Navigating Indemnification Obligations in a Health Care Transaction: Managing Health Care LiabilityAHLA Connections November 2018
Carly Eisenberg Hoinacki (Associate, New York) and Anjana D. Patel (Member of the Firm, Newark and New York) co-authored an article in AHLA Connections, titled “Navigating Indemnification Obligations in a Health Care Transaction: Managing Health Care Liability.”
Following is an excerpt (see below to download the full version in PDF format):
Health care mergers and acquisitions have been, and continue to be, on the rise. Many factors have contributed to the increase, such as: the need to decrease expenses and increase efficiencies; the need to expand services, coupled with increased costs to update technology; the shift from traditional fee-for-service reimbursement to alternative models that focus on patient outcomes and coordinated care; and overall decreases in reimbursement by government and commercial payers. This article explores the importance of indemnification as a risk allocation tool in these private company transactions, certain nuances of an indemnification construct, and the transformative potential of representation and warranty insurance for a health care transaction.

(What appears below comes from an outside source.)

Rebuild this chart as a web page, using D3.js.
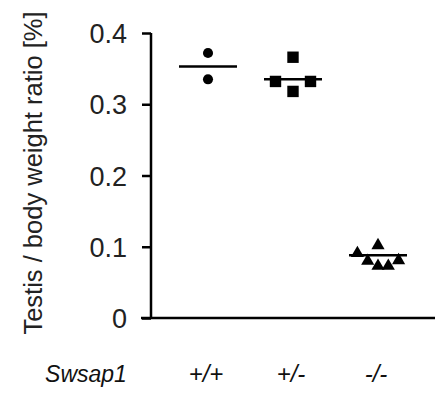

Mergers and acquisitions in the health care sector present industry-specific challenges for both a buyer and seller. Due diligence is a vital step in every transaction for a buyer, especially given the highly regulated nature of the health care industry. Whether the transaction is an asset purchase, equity purchase, merger or joint venture, a buyer will focus on regulatory compliance when conducting its due diligence review. A buyer will want to know that a seller has been operating in compliance with federal and state fraud and abuse laws, conditions of participation and reimbursement requirements for Medicare and Medicaid, corporate practice of medicine prohibitions, fee-splitting prohibitions, federal and state privacy and data security statutes and regulations, and state licensure and certification regulations governing both professionals and entities, just to name a few. The potential liability of a buyer with respect to some of these matters can survive the closing of a transaction irrespective of the structure. For example, if a buyer assumes the historical billing numbers of a seller, even if the transaction is structured as an asset purchase, the seller’s Medicare and Medicaid liabilities will transfer to the buyer. During the due diligence process, a buyer can identify the regulatory risks associated with the acquisition that will shape the structure of the transaction as well as the negotiation of the acquisition agreement. By identifying health care compliance issues during due diligence, a buyer also can require a seller to take certain remedial action prior to the closing of the transaction. The parties may even restructure a transaction based upon regulatory due diligence findings to limit the transfer of liability from the seller to the buyer.